Ex-ditador admite ter ordenado julgamento de xiitas depois massacrados e diz que é o único que responde pelo regime

O ex-presidente iraquiano Saddam Hussein, de 68 anos, admitiu ontem ter ordenado o julgamento de muçulmanos xiitas da aldeia de Dujail - executados depois, em 1982 - e a destruição de suas fazendas. Também assumiu toda a responsabilidade no caso, o primeiro em que ele e sete assessores estão sendo julgados por crimes contra a humanidade, num tribunal especial, em Bagdá. Saddam acrescentou que não cometeu nenhum crime, apenas cumpriu a lei então vigente no país.

O ex-ditador fez a extraordinária confissão no seu segundo dia na corte esta semana, depois que os promotores leram documentos e apresentaram gravações e imagens que comprovariam sua ligação com a execução de 148 xiitas, todos homens, de Dujail. Segundo testemunhas, Saddam ordenou a matança por ter sofrido uma tentativa de assassinato, quando sua comitiva passava pela região. Os documentos incluíam ordens para confisco de propriedades e transferência de centenas de famílias para regiões desérticas e cartas revelando que cerca de 50 pessoas morreram durante o interrogatório.
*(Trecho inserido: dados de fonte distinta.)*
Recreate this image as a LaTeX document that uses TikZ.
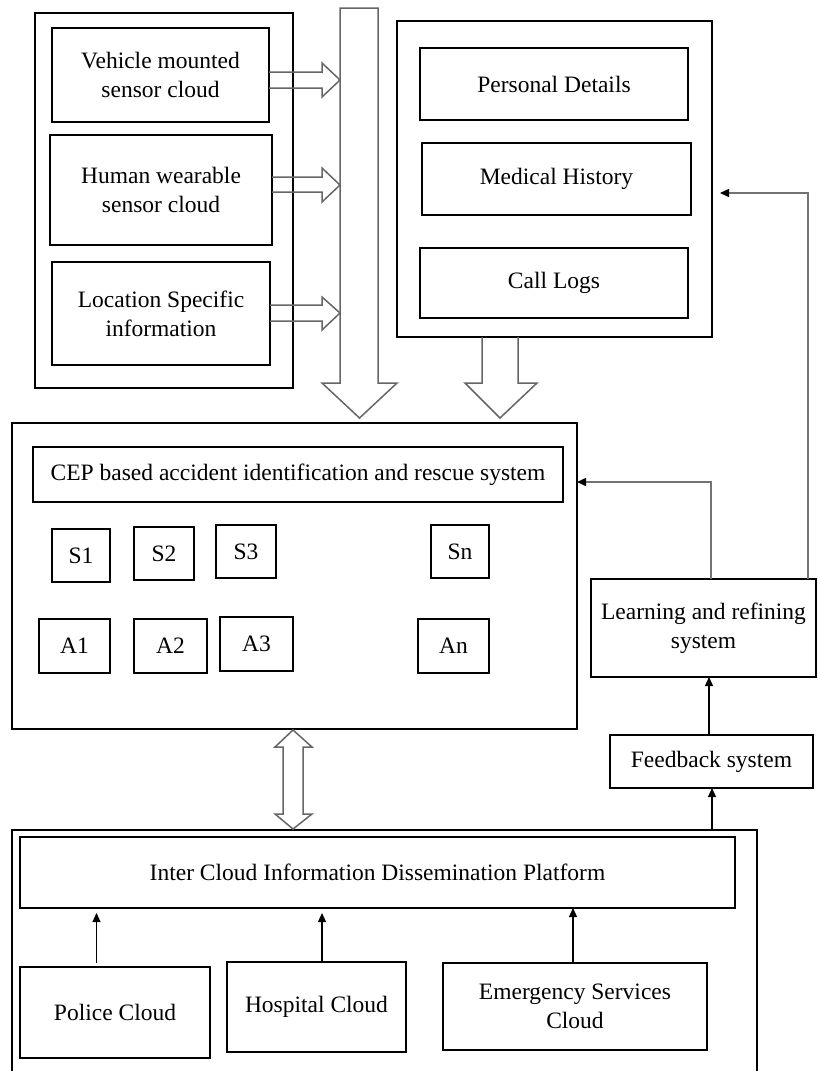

Saddam disse que, como presidente, é o único responsável pelos atos de seu governo e a corte não deveria julgar ninguém mais. "Eu os encaminhei para a Corte Revolucionária. Awad era o responsável por aplicar a lei. Tinha o direito de condenar e inocentar", afirmou Saddam, referindo-se a Awad al-Bandar, o ex-chefe da Corte Revolucionária. "Destruí (as fazendas). Relacionamos as fazendas daqueles que haviam sido condenados e eu assinei. É direito do Estado retomar a propriedade ou buscar compensação. Portanto, onde está o crime?"

Ele admitiu ter ordenado a destruição por causa do atentado contra sua comitiva e deu detalhes do ataque. "Vi as balas (das metralhadoras) com meus próprios olhos. Eu estava sentado do lado direito", disse.
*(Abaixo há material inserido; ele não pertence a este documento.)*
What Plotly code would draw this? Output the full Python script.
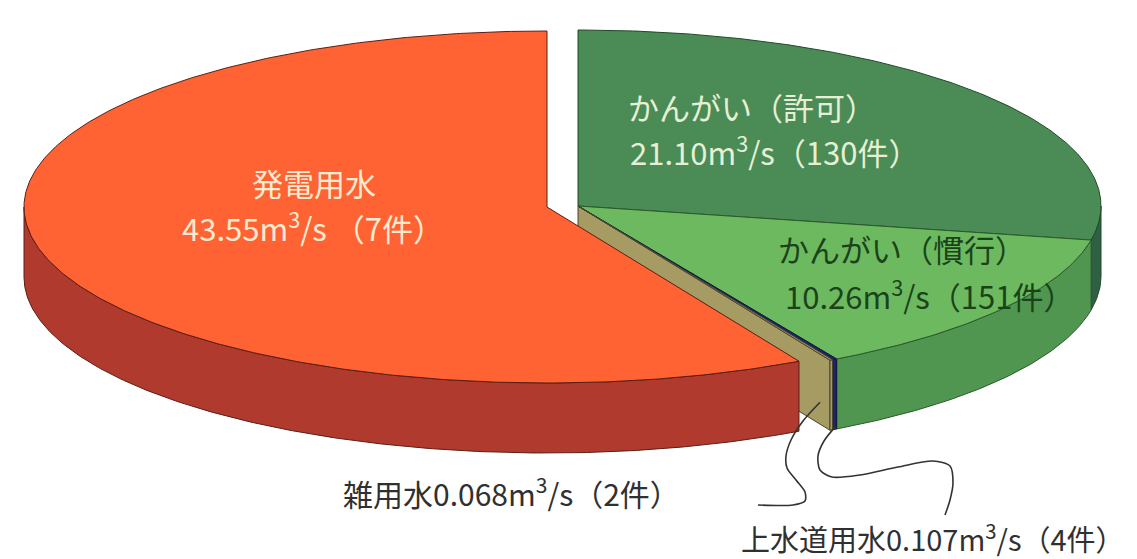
import numpy as np
import plotly.graph_objects as go

# ---------------- data ----------------
categories = ["かんがい（許可）", "かんがい（慣行）", "上水道用水", "雑用水", "発電用水"]
flows = [21.10, 10.26, 0.107, 0.068, 43.55]      # m3/s
counts = [130, 151, 4, 2, 7]                      # 件

# ---------------- style ----------------
top_colors = ["#4B8B55", "#6DB95F", "#1C2466", "#A69B62", "#FF6333"]
side_colors = ["#2F5F45", "#519650", "#1C2466", "#A69B62", "#B03A2E"]
edge_colors = ["#1F4A2A", "#2A5A2A", "#101840", "#4A4430", "#5A1E14"]
offsets = [(0, 0), (0, 0), (0, 0), (0, 0), (-31, 1)]   # exploded slice

W, H = 1137, 559
CX, CY = 570, 198
RX, RY = 523, 176
DEPTH = 70
START = 90.0   # degrees, slices run clockwise

total = sum(flows)
angles = []
a = START
for v in flows:
    span = 360.0 * v / total
    angles.append((a - span, a))   # (lo, hi)
    a -= span


def pt(theta, off, dz=0.0):
    t = np.radians(theta)
    return (CX + off[0] + RX * np.cos(t), CY + off[1] - RY * np.sin(t) + dz)


def arc(lo, hi, off, dz=0.0, n=None):
    if n is None:
        n = max(3, int(abs(hi - lo) * 2) + 2)
    th = np.linspace(hi, lo, n)
    xs, ys = zip(*[pt(t, off, dz) for t in th])
    return list(xs), list(ys)


fig = go.Figure()


def poly(xs, ys, fill, edge, width=1.0):
    fig.add_trace(go.Scatter(
        x=list(xs) + [xs[0]], y=list(ys) + [ys[0]], mode="lines",
        fill="toself", fillcolor=fill, line=dict(color=edge, width=width),
        hoverinfo="skip", showlegend=False))


def front_parts(lo, hi):
    parts = []
    for k in (-1, 0, 1):
        flo, fhi = -180 + 360 * k, 0 + 360 * k
        l, h = max(lo, flo), min(hi, fhi)
        if h > l:
            parts.append((l, h))
    return parts


def draw_group(idx):
    n = len(flows)
    # cut faces facing the viewer
    for i in idx:
        lo, hi = angles[i]
        off = offsets[i]
        nb = (i + 1) % n
        if offsets[nb] != off and np.cos(np.radians(lo)) > 1e-6:
            c = (CX + off[0], CY + off[1])
            r = pt(lo, off)
            poly([c[0], r[0], r[0], c[0]], [c[1], r[1], r[1] + DEPTH, c[1] + DEPTH],
                 side_colors[i], edge_colors[i])
        pb = (i - 1) % n
        if offsets[pb] != off and np.cos(np.radians(hi)) < -1e-6:
            c = (CX + off[0], CY + off[1])
            r = pt(hi, off)
            poly([c[0], r[0], r[0], c[0]], [c[1], r[1], r[1] + DEPTH, c[1] + DEPTH],
                 side_colors[i], edge_colors[i])
    # outer walls
    for i in idx:
        lo, hi = angles[i]
        for l, h in front_parts(lo, hi):
            tx, ty = arc(l, h, offsets[i])
            bx, by = arc(l, h, offsets[i], DEPTH)
            poly(tx + bx[::-1], ty + by[::-1], side_colors[i], edge_colors[i])
    # tops
    for i in idx:
        lo, hi = angles[i]
        off = offsets[i]
        ax, ay = arc(lo, hi, off)
        poly([CX + off[0]] + ax, [CY + off[1]] + ay, top_colors[i], edge_colors[i])


still = [i for i in range(len(flows)) if offsets[i] == (0, 0)]
moved = [i for i in range(len(flows)) if offsets[i] != (0, 0)]
draw_group(still)
draw_group(moved)


# ---------------- labels ----------------
def fmt(v):
    return f"{v:.2f}" if v >= 1 else f"{v:.3f}"


FONT = "Noto Sans CJK JP"
FS = 31
ann = []


def add_text(txt, x, y, color, xanchor="left", size=FS):
    ann.append(dict(text=txt, x=x, y=y, xref="x", yref="y", showarrow=False,
                    xanchor=xanchor, yanchor="middle",
                    font=dict(family=FONT, size=size, color=color)))


# 発電用水
add_text(categories[4], 306, 174, "#FFEBD0", "center")
add_text(f"{fmt(flows[4])}m<sup>3</sup>/s （{counts[4]}件）", 305, 218, "#FFEBD0", "center")
# かんがい（許可）
add_text(categories[0], 618, 98, "#E6F0D6")
add_text(f"{fmt(flows[0])}m<sup>3</sup>/s（{counts[0]}件）", 620, 142, "#E6F0D6")
# かんがい（慣行）
add_text(categories[1], 768, 240, "#1B431B")
add_text(f"{fmt(flows[1])}m<sup>3</sup>/s（{counts[1]}件）", 775, 286, "#1B431B")
# small slices
add_text(f"{categories[3]}{fmt(flows[3])}m<sup>3</sup>/s（{counts[3]}件）", 333, 484, "#303030", size=30)
add_text(f"{categories[2]}{fmt(flows[2])}m<sup>3</sup>/s（{counts[2]}件）", 925, 529, "#303030", "center", size=29)

# leader lines (from slice geometry to the labels)
rz = pt(angles[3][0], offsets[3])
tip_z = (rz[0] - 10, rz[1] + 0.6 * DEPTH)
lead_z_x = [750, 785, 797, 797, 788, 779, 778, 783, 795, tip_z[0]]
lead_z_y = [497, 497, 493, 484, 472, 460, 448, 432, 413, tip_z[1]]
rj = pt(np.mean(angles[2]), offsets[2])
tip_j = (rj[0] + 1, rj[1] + DEPTH - 3)
lead_j_x = [tip_j[0], 816, 810, 812, 824, 852, 890, 925, 942, 945, 942, 937]
lead_j_y = [tip_j[1], 433, 448, 462, 469, 467, 459, 453, 458, 475, 492, 507]
for xs, ys in ((lead_z_x, lead_z_y), (lead_j_x, lead_j_y)):
    fig.add_trace(go.Scatter(x=xs, y=ys, mode="lines",
                             line=dict(color="#333333", width=1.6, shape="spline", smoothing=0.8),
                             hoverinfo="skip", showlegend=False))

fig.update_layout(
    width=W, height=H, margin=dict(l=0, r=0, t=0, b=0),
    paper_bgcolor="white", plot_bgcolor="white",
    xaxis=dict(range=[0, W], visible=False, fixedrange=True),
    yaxis=dict(range=[H, 0], visible=False, fixedrange=True),
    annotations=ann, showlegend=False,
)
fig.write_html("out.html")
O ex-presidente questionou a autenticidade dos documentos apresentados pela promotoria e também aproveitou a oportunidade para discorrer sobre a unidade do Iraque durante seu governo - numa clara referência à atual violência sectária no país. "Saddam não ganhou em 1988 (alusão à guerra contra o Irã), mas o povo iraquiano venceu. Árabes e curdos, e todas as religiões e seitas." O juiz Raouf Abdel-Rahman polidamente pediu a Saddam que concluísse. "Dê-me mais tempo. Fui seu presidente por 35 anos. E sou ainda o presidente do Iraque, de acordo com a Constituição."

Em audiências anteriores, o juiz ouviu depoimentos de testemunhas sobre torturas sofridas por moradores de Dujail.

O julgamento, iniciado em outubro, transcorre em ritmo lento e já passou por vários percalços. Dois advogados de assessores de Saddam foram assassinados, o juiz que presidia o tribunal, Rizgar Amin, pediu demissão, advogados boicotaram as sessões e o ex-presidente e alguns assessores fizeram uma greve de fome de 11 dias no mês passado. Se Saddam for condenado, a pena máxima é a morte por enforcamento.